As is clear from R v Newton, the purpose of a Newton hearing is to resolve factual disputes so that the correct sentence can be imposed. Accordingly, for a Newton hearing to take place before a Judge, the Judge must be called upon to resolve any such disputes by making a finding or findings of fact.
I agree with Ms Weisman that on 2 September 2022 HHJ Nadim was not called upon to address any factual dispute or make to any finding of fact. That distinguishes this case from others such as R v Johnson or R v Makengele, in which Judges had been called upon to make such findings.
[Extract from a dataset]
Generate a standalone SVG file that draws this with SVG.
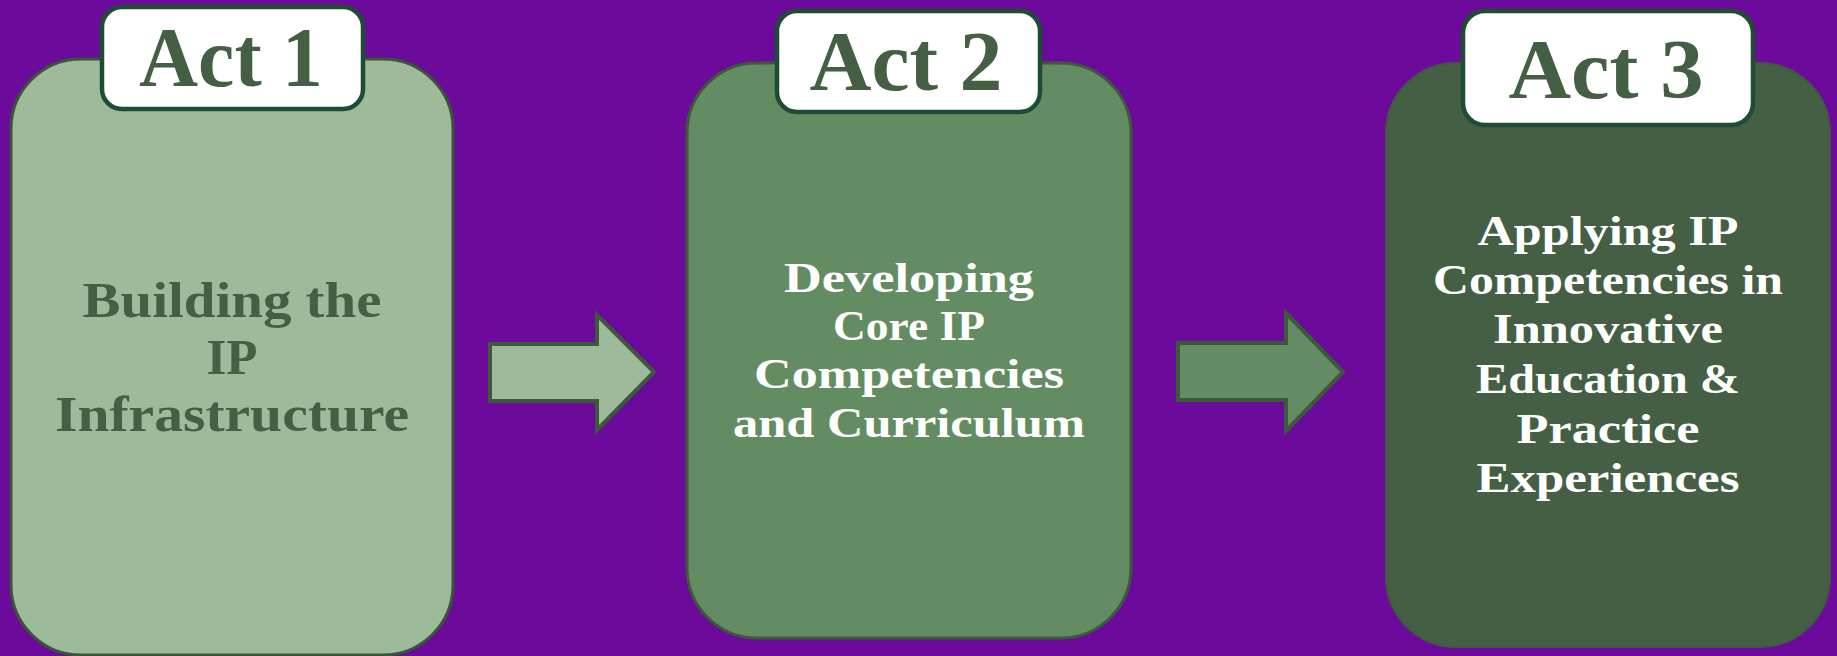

On 2 September 2022 the facts, with regard to the Defendant’s role in the cannabis operation, were not in dispute. The question was rather whether on those established facts, it was in keeping with the sentencing guidelines to conclude that the activities carried out by their Defendant merited the more sentence appropriate to an individual in a “significant role”. HHJ Nadim entertained some brief submissions in that respect and disposed of the issue with some succinct observations that were not resisted by Mr Headlam.
HHJ Nadim did (as his sentencing remarks confirm) make an express finding to the effect that the Defendant played a significant role, but he did so by applying the sentencing guidelines to undisputed facts.
For those reasons, I find that the hearing on 2 September 2022 was not a Newton
hearing. It was a sentencing hearing. The appeal must be dismissed.